The mark of a Christian is acting like a member of the faithful remnant – God is present in one’s life, one embraces a lifestyle of repentance (as Luther said), continually praying “Lord have mercy”. It’s a life of “godly grief” – weeping over our own sin and embrace of evil, whether it’s taking privilege for granted and not sharing it, excluding others, or being selfish with our own material possessions. This godly grief leads to repentance and a profound desire to change our attitudes and lifestyle.

This godly grief also weeps over injustice in the world. Whether it’s the gulags in North Korea, modern forms of slavery, or injustices that brought BLM into the headlines. It recognizes that the proper response to police brutality and race-based bias throughout society is not just individual repentance – it’s the collective pursuit of ways to turn society around, to grieve our past, to correct what is wrong, and pursue healing for what is broken.

It recognizes that sin will be present in this world until Christ returns. But our calling in the present is to pursue Jesus’ way. Because the size of the remnant doesn’t matter. Only a few grains of salt can enhance a gallon of soup. Only a small keychain light can illumine the darkest places.
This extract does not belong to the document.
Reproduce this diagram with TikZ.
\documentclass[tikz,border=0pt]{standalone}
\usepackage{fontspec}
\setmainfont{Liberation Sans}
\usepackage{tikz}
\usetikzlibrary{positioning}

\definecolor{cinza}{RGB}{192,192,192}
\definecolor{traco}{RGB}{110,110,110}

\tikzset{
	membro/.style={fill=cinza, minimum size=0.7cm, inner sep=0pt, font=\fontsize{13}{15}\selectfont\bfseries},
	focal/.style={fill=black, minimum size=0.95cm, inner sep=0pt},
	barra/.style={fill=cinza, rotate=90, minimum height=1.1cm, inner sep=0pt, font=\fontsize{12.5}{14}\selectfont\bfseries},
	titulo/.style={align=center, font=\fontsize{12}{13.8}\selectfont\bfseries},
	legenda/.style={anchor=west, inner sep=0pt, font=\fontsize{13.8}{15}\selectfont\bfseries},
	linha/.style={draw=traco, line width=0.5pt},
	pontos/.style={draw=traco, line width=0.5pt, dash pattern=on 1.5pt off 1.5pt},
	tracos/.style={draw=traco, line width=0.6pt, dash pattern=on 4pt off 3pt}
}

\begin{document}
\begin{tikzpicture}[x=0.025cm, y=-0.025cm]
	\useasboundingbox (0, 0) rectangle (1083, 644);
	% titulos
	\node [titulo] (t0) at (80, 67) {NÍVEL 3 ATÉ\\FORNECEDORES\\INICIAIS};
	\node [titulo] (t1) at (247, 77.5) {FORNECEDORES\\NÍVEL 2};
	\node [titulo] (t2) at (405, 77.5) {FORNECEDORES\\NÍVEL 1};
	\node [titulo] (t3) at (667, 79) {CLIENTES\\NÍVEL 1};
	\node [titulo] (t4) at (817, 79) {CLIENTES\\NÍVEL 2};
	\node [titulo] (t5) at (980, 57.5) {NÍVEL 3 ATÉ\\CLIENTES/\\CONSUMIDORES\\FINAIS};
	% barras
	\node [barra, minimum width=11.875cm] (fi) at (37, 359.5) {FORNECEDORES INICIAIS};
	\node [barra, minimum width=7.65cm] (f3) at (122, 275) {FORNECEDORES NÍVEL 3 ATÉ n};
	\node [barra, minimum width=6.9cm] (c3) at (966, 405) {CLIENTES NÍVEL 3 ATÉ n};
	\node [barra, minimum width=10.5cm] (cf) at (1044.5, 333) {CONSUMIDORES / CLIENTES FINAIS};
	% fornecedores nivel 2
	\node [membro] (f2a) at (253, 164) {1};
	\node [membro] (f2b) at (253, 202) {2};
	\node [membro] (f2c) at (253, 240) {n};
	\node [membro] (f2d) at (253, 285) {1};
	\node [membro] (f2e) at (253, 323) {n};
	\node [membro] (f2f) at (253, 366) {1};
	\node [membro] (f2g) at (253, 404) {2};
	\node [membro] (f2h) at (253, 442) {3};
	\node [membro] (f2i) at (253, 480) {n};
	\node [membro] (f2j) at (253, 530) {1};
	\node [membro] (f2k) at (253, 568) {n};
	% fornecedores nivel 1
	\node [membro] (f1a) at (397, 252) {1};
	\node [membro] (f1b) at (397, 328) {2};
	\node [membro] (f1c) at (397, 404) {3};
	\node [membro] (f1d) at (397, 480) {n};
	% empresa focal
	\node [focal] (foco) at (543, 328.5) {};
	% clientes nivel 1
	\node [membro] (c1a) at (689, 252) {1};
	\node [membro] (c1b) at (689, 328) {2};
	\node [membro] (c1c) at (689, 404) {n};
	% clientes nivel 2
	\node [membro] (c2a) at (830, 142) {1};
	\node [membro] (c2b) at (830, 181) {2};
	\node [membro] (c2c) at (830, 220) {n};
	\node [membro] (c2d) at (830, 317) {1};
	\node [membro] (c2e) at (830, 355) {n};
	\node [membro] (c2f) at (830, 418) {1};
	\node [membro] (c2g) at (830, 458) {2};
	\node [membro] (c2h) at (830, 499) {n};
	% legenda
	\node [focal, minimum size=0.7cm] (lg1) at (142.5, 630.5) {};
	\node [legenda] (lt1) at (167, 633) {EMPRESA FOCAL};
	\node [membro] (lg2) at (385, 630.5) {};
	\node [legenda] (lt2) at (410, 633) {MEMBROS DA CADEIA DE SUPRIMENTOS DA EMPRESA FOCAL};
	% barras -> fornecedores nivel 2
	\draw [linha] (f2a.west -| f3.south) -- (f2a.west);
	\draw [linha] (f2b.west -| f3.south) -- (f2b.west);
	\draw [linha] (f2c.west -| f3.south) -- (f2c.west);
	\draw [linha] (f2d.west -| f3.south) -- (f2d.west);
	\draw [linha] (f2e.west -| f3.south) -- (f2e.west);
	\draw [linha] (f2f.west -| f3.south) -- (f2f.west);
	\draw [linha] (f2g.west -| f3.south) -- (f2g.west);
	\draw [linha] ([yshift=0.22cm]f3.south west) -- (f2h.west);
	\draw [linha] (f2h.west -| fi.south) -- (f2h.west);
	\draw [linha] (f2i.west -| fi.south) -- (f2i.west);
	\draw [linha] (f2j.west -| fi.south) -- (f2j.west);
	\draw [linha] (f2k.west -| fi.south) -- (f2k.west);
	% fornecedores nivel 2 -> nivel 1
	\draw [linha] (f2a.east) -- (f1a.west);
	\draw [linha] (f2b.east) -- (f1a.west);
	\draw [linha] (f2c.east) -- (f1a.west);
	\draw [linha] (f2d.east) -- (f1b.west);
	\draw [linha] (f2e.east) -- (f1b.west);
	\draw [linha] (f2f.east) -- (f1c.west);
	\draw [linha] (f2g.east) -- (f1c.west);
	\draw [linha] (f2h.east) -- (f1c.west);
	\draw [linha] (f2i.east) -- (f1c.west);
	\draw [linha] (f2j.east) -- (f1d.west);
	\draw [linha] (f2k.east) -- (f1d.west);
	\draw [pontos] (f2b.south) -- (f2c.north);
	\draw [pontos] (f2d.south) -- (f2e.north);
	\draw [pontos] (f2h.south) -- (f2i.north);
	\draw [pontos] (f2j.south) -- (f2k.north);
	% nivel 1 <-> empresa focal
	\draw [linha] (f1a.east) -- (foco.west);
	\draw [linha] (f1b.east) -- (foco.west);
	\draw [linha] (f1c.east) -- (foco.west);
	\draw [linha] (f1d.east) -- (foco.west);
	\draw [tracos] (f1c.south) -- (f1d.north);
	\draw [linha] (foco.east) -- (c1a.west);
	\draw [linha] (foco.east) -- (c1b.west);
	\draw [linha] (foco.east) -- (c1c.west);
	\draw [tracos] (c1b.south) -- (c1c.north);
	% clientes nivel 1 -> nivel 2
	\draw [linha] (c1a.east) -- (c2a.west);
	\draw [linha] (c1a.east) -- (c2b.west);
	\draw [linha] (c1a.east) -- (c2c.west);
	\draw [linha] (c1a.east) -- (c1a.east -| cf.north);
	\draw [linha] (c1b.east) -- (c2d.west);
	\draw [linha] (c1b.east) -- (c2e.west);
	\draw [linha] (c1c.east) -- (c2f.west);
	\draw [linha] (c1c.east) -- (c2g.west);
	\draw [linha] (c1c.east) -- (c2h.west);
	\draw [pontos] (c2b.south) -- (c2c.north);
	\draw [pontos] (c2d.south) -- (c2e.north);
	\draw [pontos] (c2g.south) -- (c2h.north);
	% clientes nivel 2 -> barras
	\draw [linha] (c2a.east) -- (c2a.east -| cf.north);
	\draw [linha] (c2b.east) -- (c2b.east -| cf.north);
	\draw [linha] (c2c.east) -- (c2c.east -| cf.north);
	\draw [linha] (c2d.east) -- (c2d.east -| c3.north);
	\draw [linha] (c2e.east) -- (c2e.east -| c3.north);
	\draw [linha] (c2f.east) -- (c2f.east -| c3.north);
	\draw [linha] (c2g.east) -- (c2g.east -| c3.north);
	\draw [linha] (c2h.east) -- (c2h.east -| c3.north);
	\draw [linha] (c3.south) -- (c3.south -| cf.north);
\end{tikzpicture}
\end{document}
When I think about people like St. Francis of Assissi, Jan Huss, John Wycliffe, Martin Luther, William Wilberforce, all the nameless faithful in the underground railroad and abolitionist movements, Dorothy Day, John Lewis, and many others whose names none of us will hear about, they sound like remnant people. I remember the economy of God. God doesn’t need this congregation to get huge, he needs us to be faithful. To be the remnant, not in a prideful way, but a biblical way. To let the Spirit’s work in us nourish the souls in our lives, show honor and dignity to the downtrodden on our midst, to heal the brokenhearted, to proclaim the year of the Lord’s favor.